米連邦準備理事会(FRB)のパウエル議長が、米連邦公開市場委員会(FOMC)後の記者会見で、金融緩和政策の縮小(テーパリング)開始を時期会合の11月に決定する見通しを表明。FRBによる早期の利上げ観測が強まったことで米長期金利が上昇し、それが日本国内の長期金利にも波及している可能性があります。

その結果日本の長期金利は0.05%まで上昇しています。もしもこのタイミングで機構債の表面利率が発表されていたとしたら、0.02ポイントの上昇では済まず、0.04ポイントくらの上昇となっていたでしょう。【フラット35】(買取型)の資金調達の仕組みにあるように、機構債の表面利率が発表される時点の長期金利が反映されるためです。10月の金利の基礎になる機構債の表面利率が決まった9月16日時点では、未だFRBによる早期利上げ観測は市場に認識されていなかったので大幅な金利の上昇を免れているのです。

民間銀行が住宅ローンの適用金利を決めるタイミングは前月の末あたりです。これに対して【フラット35】の金利の基礎になる機構債の表面利率が決まるタイミングは前月の中旬頃のため、住宅ローンを借りるわたしたちに有利に転ぶことがあるのです。
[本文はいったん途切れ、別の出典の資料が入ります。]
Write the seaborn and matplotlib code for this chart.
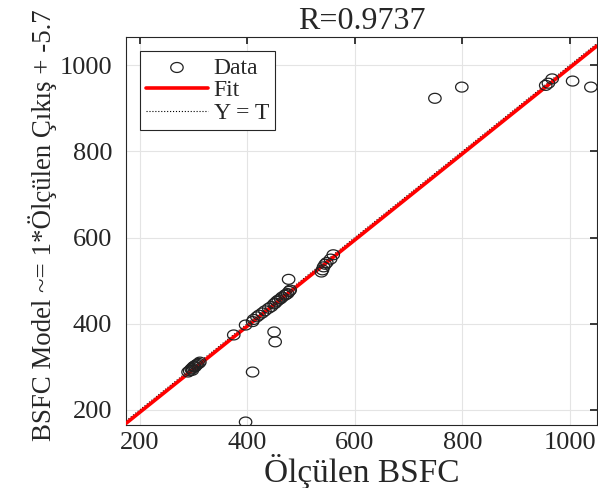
import numpy as np
import pandas as pd
import matplotlib
matplotlib.use("Agg")
import matplotlib.pyplot as plt
from matplotlib.path import Path
import seaborn as sns

olculen = [290, 293, 296, 298, 300, 302, 305, 307, 310, 312, 298, 303,
           375, 397, 410, 412, 418, 422, 428, 433, 440, 445, 450, 452, 455,
           458, 462, 465, 470, 472, 475, 478, 480, 450, 452, 477, 410,
           538, 540, 542, 545, 548, 555, 560, 397,
           749, 799, 955, 960, 967, 1005, 1039]
model = [288, 291, 295, 297, 300, 302, 304, 306, 308, 311, 292, 300,
         374, 397, 405, 410, 416, 420, 425, 430, 436, 440, 446, 448, 452,
         455, 458, 462, 466, 468, 470, 475, 478, 381, 358, 503, 288,
         520, 525, 532, 538, 542, 550, 560, 172,
         923, 949, 953, 958, 968, 963, 949]
fit_slope = 1.0
fit_offset = -5.7
r_value = 0.9737
x_ticks = [200, 400, 600, 800, 1000]
y_ticks = [200, 400, 600, 800, 1000]

df = pd.DataFrame({"T": olculen, "Y": model})

sns.set_theme(style="whitegrid")
plt.rcParams["font.family"] = ["Liberation Serif", "DejaVu Serif"]

# circles in the original are a bit wider than tall
t = np.linspace(0, 2 * np.pi, 64)
ellipse = Path(np.c_[1.25 * np.cos(t), np.sin(t)], closed=True)

fig = plt.figure(figsize=(5.98, 4.88), dpi=100)
ax = fig.add_axes([0.211, 0.129, 0.787, 0.795])

xlim = (175, 1050)
ylim = (165, 1065)
line_x = np.array(xlim, dtype=float)

ax.plot(line_x, line_x, color="black", linestyle=":", linewidth=0.8,
        label="Y = T", zorder=2)
ax.plot(line_x, fit_slope * line_x + fit_offset, color="#ff0000", linewidth=2.6,
        label="Fit", zorder=3)
sns.scatterplot(data=df, x="T", y="Y", ax=ax, marker=ellipse, s=80,
                facecolors="none", edgecolor="#222222", linewidth=0.9,
                label="Data", zorder=4)

ax.set_xlim(*xlim)
ax.set_ylim(*ylim)
ax.set_xticks(x_ticks)
ax.set_yticks(y_ticks)
ax.tick_params(axis="both", labelsize=19, direction="in", length=5,
               top=True, right=True, colors="#222222", labelcolor="#262626")
ax.tick_params(axis="y", pad=10)
ax.tick_params(axis="x", pad=5)
ax.grid(True, color="#e4e4e4", linewidth=0.8)
ax.set_facecolor("white")
for s in ax.spines.values():
    s.set_color("#262626")
    s.set_linewidth(0.8)

ax.set_xlabel("Ölçülen BSFC", fontsize=24, color="#262626", labelpad=0)
ax.set_ylabel("BSFC Model ~= 1*Ölçülen Çıkış + -5.7", fontsize=19.4,
              color="#262626", labelpad=2)
ax.yaxis.set_label_coords(-0.148, 0.515)
ax.set_title(f"R={r_value}", fontsize=23, color="#262626", pad=6)

h, l = ax.get_legend_handles_labels()
order = [l.index("Data"), l.index("Fit"), l.index("Y = T")]
leg = ax.legend([h[i] for i in order], [l[i] for i in order], loc="upper left",
                fontsize=17, frameon=True, fancybox=False, framealpha=1,
                edgecolor="#262626", borderpad=0.25, labelspacing=0.05,
                handlelength=2.6, handletextpad=0.25,
                borderaxespad=0.6)
leg.get_frame().set_linewidth(0.8)

fig.savefig("out.png", dpi=100)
今回のように月の中旬から月末までの間に金融市場のトピックが発生することは十分にあり得ることなので、長期の固定金利で住宅ローンで借りる場合には、金融市場の影響を受けにくい民間銀行と【フラット35】の両方で審査を通しておくことがリスクの分散になるのです。

※【フラット35】(買取型)の資金調達の仕組み
住宅ローンの【フラット35】(買取型)は、下図のように住宅金融支援機構が民間金融機関から債権を買い取って証券化し、機関投資家に債券市場を通じて機構債という形で販売するという仕組みになっています。

フラット35の仕組み
フラット35の仕組み

この機構債は毎月20日前後に表面利率を発表し募集します。投資家たちは機構債を国が取り扱う安全な債券という考えで購入しますので、機構債の表面利率は国が発行する債券=10年国債の利回り(長期金利)に連動する傾向があります。